Beijing: A week after some saw the advent of a new world order at the G20 in London, the idea of a “G2” that would put the United States and China at the head of international affairs is gathering momentum.
But analysts say the concept of “Chimerica,” meant to reflect a new geostrategic situation created by China’s unprecedented rise in power, is neither realistic nor likely to appeal to Beijing.
First raised in US academic circles in 2006, the idea was floated again by former US national security adviser Zbigniew Brzezinski in Beijing in January as the two nations celebrated 30 years of diplomatic ties.
The concept has attracted a lot of interest from Chinese researchers and columnists, particularly since the G20 meeting last week.
Brzezinski, who was also an adviser to Barack Obama during his electoral campaign, suggested an “informal G2” for discussions “not just about bilateral relationships, but about the world in general.”
In his meeting with Chinese President Hu Jintao in London, Obama took a step in that direction, agreeing to “strengthen ties at all levels” with Beijing.
The two also launched a fresh strategic dialogue to be held each year that would cover issues as varied as the economy, the environment, and relations with Iran, Sudan and Zimbabwe.
The concept of the G2 “is supported by those in the United States who are favourable to a strategy of cooperation with Beijing, in contrast to the neoconservatives’ view of the ‘Chinese threat,'” said Valerie Niquet, director of Paris-based research organisation Centre Asie Ifri.
This strategy is tempting at a time when the G8 is regarded by some as obsolete and the G20 is seen as too diluted to be able to respond to global challenges.
Meanwhile the financial crisis has highlighted the interdependence of the world’s number one and three economies, while the battle against climate change has shown that the two biggest emitters of greenhouse gases must work together.

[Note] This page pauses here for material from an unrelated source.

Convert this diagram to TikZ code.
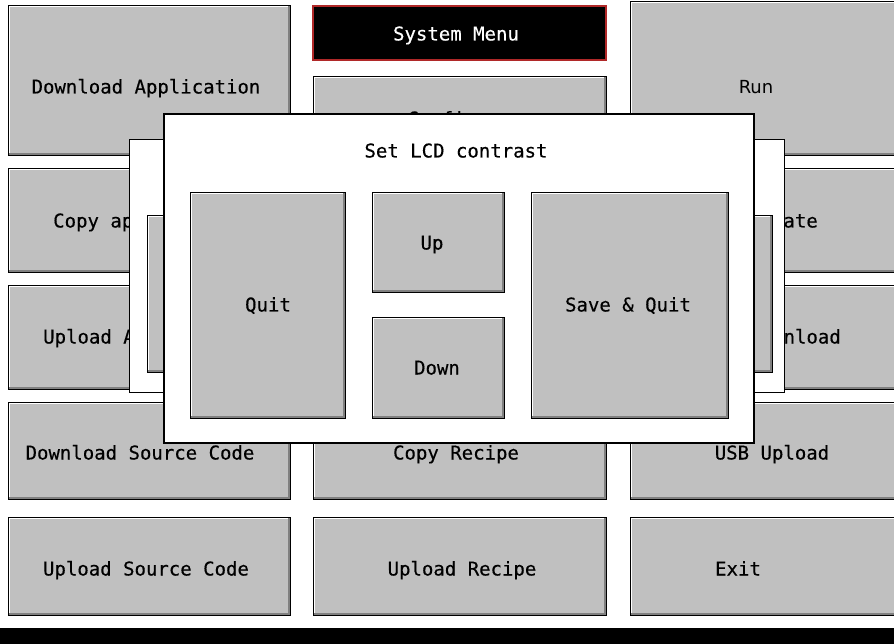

“On a lot of issues the only two real partners are China and the United States,” said Jean-Francois Di Meglio, vice president of the Paris-based research group Asia Centre.
What would hold back the partnership, he said, is the Chinese yuan.
“There is the big world creditor (China) and the big world debtor (the United States). But the big creditor has a currency that is not convertible. That’s the argument that kills the G2,” Di Meglio said.
Moreover, the Chinese might be “in a process that is moving them closer to the concept of a G2, (but) they definitely do not want that to show that as it would give them lots of responsibilities,” he said.
Although China desires recognition, a G2 would go against its long-standing preference for multilateralism that allows it to form partnerships and solid relations around the globe.
“China has never looked to lead the world, it only follows a trend of development,” said Liu Yuhui, a researcher at China’s Academy of Social Sciences.
Some of the Chinese elite, however, fascinated by the American model, are favourable to “Chimerica.”
The concept “has the huge merit… of proving China’s global power, which cannot be ignored,” said Niquet.
Nevertheless, she also pointed that other world powers would be unhappy with the concept.
“(G2) would obviously go against Russia’s diplomatic game that aims to convey the image of a multilateral front to Washington,” she said.
It would also be unacceptable for Japan “for reasons of security and leadership,” Niquet said.